Sébastien Castellion est né dans une famille très pauvre, en Bresse, en 1515. Elève très doué, il parvient on ne sait comment à poursuivre ses études à Lyon. Là, il assiste à la mise à mort d’«hérétiques» et garde de cette époque une horreur du sang. Il habitera ensuite quelque temps à Strasbourg, chez Calvin puis il le suit à Genève en 1541. Calvin le nomme responsable du Collège de Rive, mais peu après à la suite d’un différend théologique, s’oppose à ce que Sébastien Castellion puisse intégrer la Compagnie des pasteurs.

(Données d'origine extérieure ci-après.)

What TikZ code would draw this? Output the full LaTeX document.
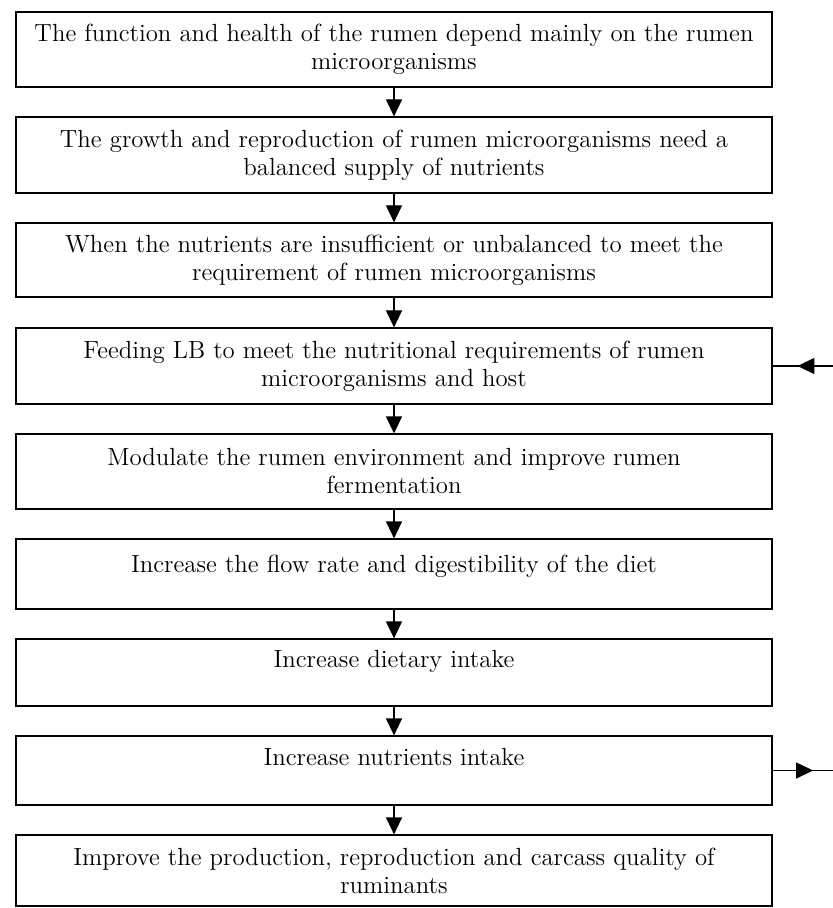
\documentclass[tikz,border=0pt]{standalone}
\usetikzlibrary{arrows.meta,decorations.markings}
\begin{document}
\begin{tikzpicture}[x=0.5pt, y=-0.5pt, line width=0.6pt,
  every node/.style={font=\fontsize{12.4}{14}\selectfont},
  bx/.style={draw, align=center, minimum width=378pt, inner sep=0pt},
  dn/.style={-{Triangle[length=8.5pt,width=8pt]}},
  midtip/.style={postaction={decorate, decoration={markings,
    mark=at position #1 with {\arrow{Triangle[length=8.5pt,width=8pt]}}}}}]
  \useasboundingbox (0,0) rectangle (833,908);
  \node[bx, minimum height=37.5pt] (rumen) at (394,49.5) {The function and health of the rumen depend mainly on the rumen\\microorganisms};
  \node[bx, minimum height=38pt] (growth) at (394,155) {The growth and reproduction of rumen microorganisms need a\\balanced supply of nutrients};
  \node[bx, minimum height=37pt] (lack) at (394,260) {When the nutrients are insufficient or unbalanced to meet the\\requirement of rumen microorganisms};
  \node[bx, minimum height=38pt] (feed) at (394,366) {Feeding LB to meet the nutritional requirements of rumen\\microorganisms and host};
  \node[bx, minimum height=37.5pt] (modul) at (394,471.5) {Modulate the rumen environment and improve rumen\\fermentation};
  \node[bx, minimum height=35pt] (flow) at (394,574) {Increase the flow rate and digestibility of the diet\\[-4pt]\mbox{}};
  \node[bx, minimum height=33.5pt] (intake) at (394,672.5) {Increase dietary intake\\\mbox{}};
  \node[bx, minimum height=34.5pt] (nutr) at (394,770.5) {Increase nutrients intake\\\mbox{}};
  \node[bx, minimum height=35.5pt] (improve) at (394,870.5) {Improve the production, reproduction and carcass quality of\\ruminants};
  \coordinate (fdin) at (833,366);
  \coordinate (ntout) at (833,770.5);
  \draw[dn] (rumen) -- (growth); \draw[dn] (growth) -- (lack); \draw[dn] (lack) -- (feed);
  \draw[dn] (feed) -- (modul); \draw[dn] (modul) -- (flow); \draw[dn] (flow) -- (intake);
  \draw[dn] (intake) -- (nutr); \draw[dn] (nutr) -- (improve);
  \draw[midtip=0.59] (fdin) -- (feed.east);
  \draw[midtip=0.67] (nutr.east) -- (ntout);
\end{tikzpicture}
\end{document}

Il part à Bâle en 1544, où il mène une vie très modeste, jusqu’à être nommé professeur de grec en 1553. La même année, son conflit avec Calvin prend une nouvelle tournure, car Sébastien Castellion prend position contre la mise à mort de Michel Servet, accusé d’hérésie pour avoir mis en doute la doctrine de la Trinité et la divinité de Jésus. Il meurt en 1563.

En 1555, Sébastien Castellion a publié une traduction de la Bible en langue populaire. On lui doit aussi des écrits tels que le «Contre le libelle de Calvin», «De l’impunité des hérétiques», «Conseil à la France désolée» ou «De l’art de douter et de croire, d’ignorer et de savoir». Il développe une théologie appelant à reconnaître que l’on peut soit même être dans l’erreur, raison pour laquelle on devrait s’abstenir d’imposer à autrui ses propres convictions. Il appelle aussi à la coexistence pacifique des convictions.

Des écrits très actuels

«On aurait voulu fêtes les 500 ans de Sébastien Castellion dans une société libre, tolérante et ouverte. Hélas, ses écrits restent actuels aujourd’hui!», note Corinne Baumann pour qui, si Sébastien Castellion traverse l’histoire de façon si discrète, c’est probablement que sa pensée dérange. «Les défenseurs de Calvin et Luther disent souvent d’eux que c’était des hommes de leurs temps pour justifier leurs écrits les plus intolérants, mais ce n’est pas vrai. Castellion était de la même époque et il prônait la tolérance!», conclut Corinne Baumann.

Infos pratique

La Castellion 500 est vendue en carton de 6 bouteilles de 75 cl à 90 fr. Le bénéfice des ventes sera versé à Reporter sans frontières. Bulletin de commandes par e-mail ou téléphone auprès de Corinne Baumann (corinne.baumann _at_ zmail.ch / 079 793 39 20) et Matteo Silvestrini (silvestrinimatteo _at_ yahoo.fr / 079 289 96 06).

La Castellion sera présenté le 26 mars à St-Imier lors de la conférence «non au fanatisme», à l’Imériale (26-27 juin), à la Foire de Chaindron, lors de la Journée de la Réformation à Courtelary le 1er novembre, et une conférence de Pierre Bühler sera organisée sur Jan Hus et Castellion.

Des lieux de vente à Genève, Lausanne et Yverdon sont en négociation.